Software confidence means you can navigate the interface, import or create pattern pieces, sew garments, adjust avatars, simulate, and troubleshoot basic issues without freezing every five minutes. Garment logic means you understand why a sleeve pulls, why a skirt collapses, or why a collar stands incorrectly. Visual communication means your final result can be presented professionally through styling, fabric choices, pose, lighting, and layout.
If one of these is missing, progress slows down. A person who knows fashion but not the software may have strong ideas but weak execution. A person who knows the software but not fashion may create polished images that feel generic or technically wrong.
Start with one simple garment category
Many students make the same mistake at the beginning. They jump straight into eveningwear, tailored jackets, or highly detailed streetwear. It is better to begin with one category that teaches core principles clearly.
A skirt is useful for learning waistlines, volume, length, and fabric response. A simple top teaches balance, neckline control, and fit around the torso. Pants introduce more complexity because crotch shape, leg volume, and movement need closer attention.
Choose one category and repeat it in different variations. That repetition matters more than creating ten unrelated garments. Real learning happens when you compare outcomes and understand why one version works better than another.
Learn patterns, not only simulation
Clo3D can feel intuitive because the 3D side is visually exciting, but the real quality of your garment starts in 2D. If your pattern pieces are poorly built, the simulation will only reveal the problem.
You do not need to become an advanced pattern maker on day one. But you do need basic pattern awareness. Understand grainline direction, balance points, seam relationships, and how flat shapes become volume on the body. Even a little technical knowledge will make your work stronger and save a lot of frustration.

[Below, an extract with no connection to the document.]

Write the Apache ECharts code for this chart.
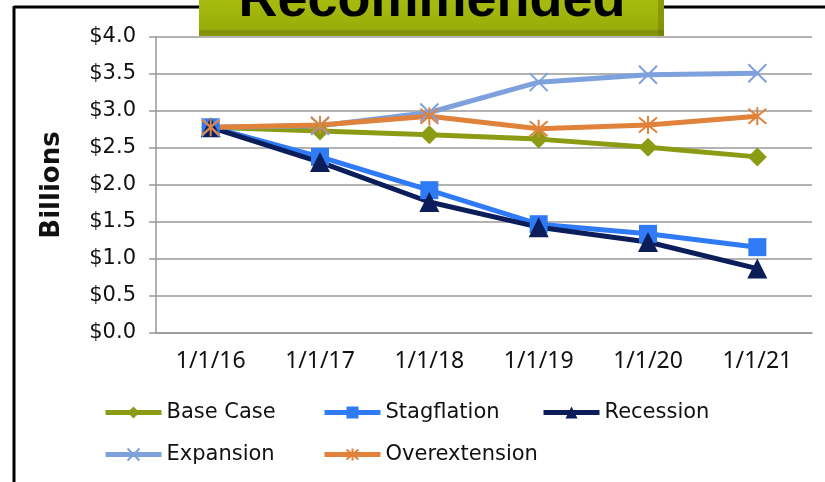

This is where guided learning helps. An instructor who understands both fashion design and digital workflow can explain not only what to click, but why the garment behaves the way it does. That is a major difference between random software practice and industry-relevant training.
What beginners should focus on first
In the early stage, your goal is not realism at any cost. Your goal is control. You want to be able to build a garment that fits the avatar, responds to edits, and can be presented cleanly.
Focus first on avatar setup, pattern creation or editing, sewing, simulation settings, and fabric basics. Then move into details such as topstitching, trims, print placement, layering, and higher-end rendering. If you reverse that order, you will spend too much time making broken garments look impressive.
One good test is this: can you create the same garment in three different fabric weights and predict how the silhouette will change? If not, stay with the fundamentals a little longer. In fashion, sensitivity to material is just as important as digital speed.
Common mistakes when learning Clo3D
The biggest mistake is chasing visual effects before understanding fit. Another common problem is copying tutorials exactly without making design decisions. That can build short-term confidence, but it does not build independent skill.
Some students also ignore proportion. They work very closely on details and forget to step back and assess the full silhouette. In a portfolio, overall shape and line often matter more than whether a zipper pull looks perfect.
Another issue is using Clo3D as if it were separate from the rest of the design process. In reality, it should connect with research, sketching, fabric direction, target market, and collection thinking. The strongest work comes from students who treat digital tools as part of a complete fashion method, not a separate technical exercise.
How long does it take to get good?
It depends on your starting point and your goal. If you already understand garment construction, you may begin producing useful work relatively quickly. If you are completely new to fashion, expect a steeper learning curve because you are learning design logic and software logic at the same time.
For most learners, a few focused weeks can build basic confidence. Stronger portfolio-level results usually take longer because quality comes from repetition, feedback, and refinement. Speed also depends on whether you are learning alone or in a structured setting.
A short, intensive course can accelerate progress because it removes guesswork. Instead of wasting hours searching for answers, you work through the right sequence with professional direction. For international students and working adults, this matters. Time is often the real constraint, not motivation.
What to include in a Clo3D portfolio
If you are learning for career growth, do not show only final renders. Show process. A strong Clo3D portfolio can include silhouette development, pattern views, fabric tests, fitting variations, and styled presentation pages.
This tells a much better story than polished images alone. It shows that you can think, adjust, and communicate like a designer. Employers and clients often want to see how you solve problems, not just how you decorate a final result.
You also do not need a huge portfolio. A few well-developed projects are better than many unfinished or repetitive ones. Choose garments that show range in category, material, and construction level. If you want to work in womenswear, sportswear, or contemporary fashion, let the portfolio reflect that direction clearly.
Should you learn Clo3D online or in person?
Both options can work, but they suit different learners. Online learning gives flexibility and is often ideal for professionals, international students, or anyone balancing work with study. It also allows you to revisit lessons at your own pace.
In-person learning can be stronger if you need direct correction, faster feedback, and a more immersive environment. This is especially helpful if you are still building confidence in fashion fundamentals, not just software use. Being in a fashion-focused setting can also sharpen your eye because you absorb more from the people, garments, and creative context around you.
For some students, the best choice is a practical program that combines technical training with portfolio thinking. Milan Fashion Campus, for example, appeals to learners who want focused fashion education in English with real industry orientation rather than a long academic path.
The skill behind the software
When people say they want to learn Clo3D for fashion design, what they usually mean is something bigger. They want to design more professionally, communicate ideas more clearly, and feel relevant in a changing industry.
Clo3D can absolutely support that goal, but only if you build the eye behind the software. Learn to judge silhouette. Learn to notice tension, volume, and balance. Learn when a digital garment feels believable and when it still looks unresolved. That judgment is what turns a software user into a fashion professional.
Start simple, work consistently, and let each project teach you something specific. The students who grow fastest are not always the ones with the best first attempt. They are the ones who stay curious enough to improve every version after that.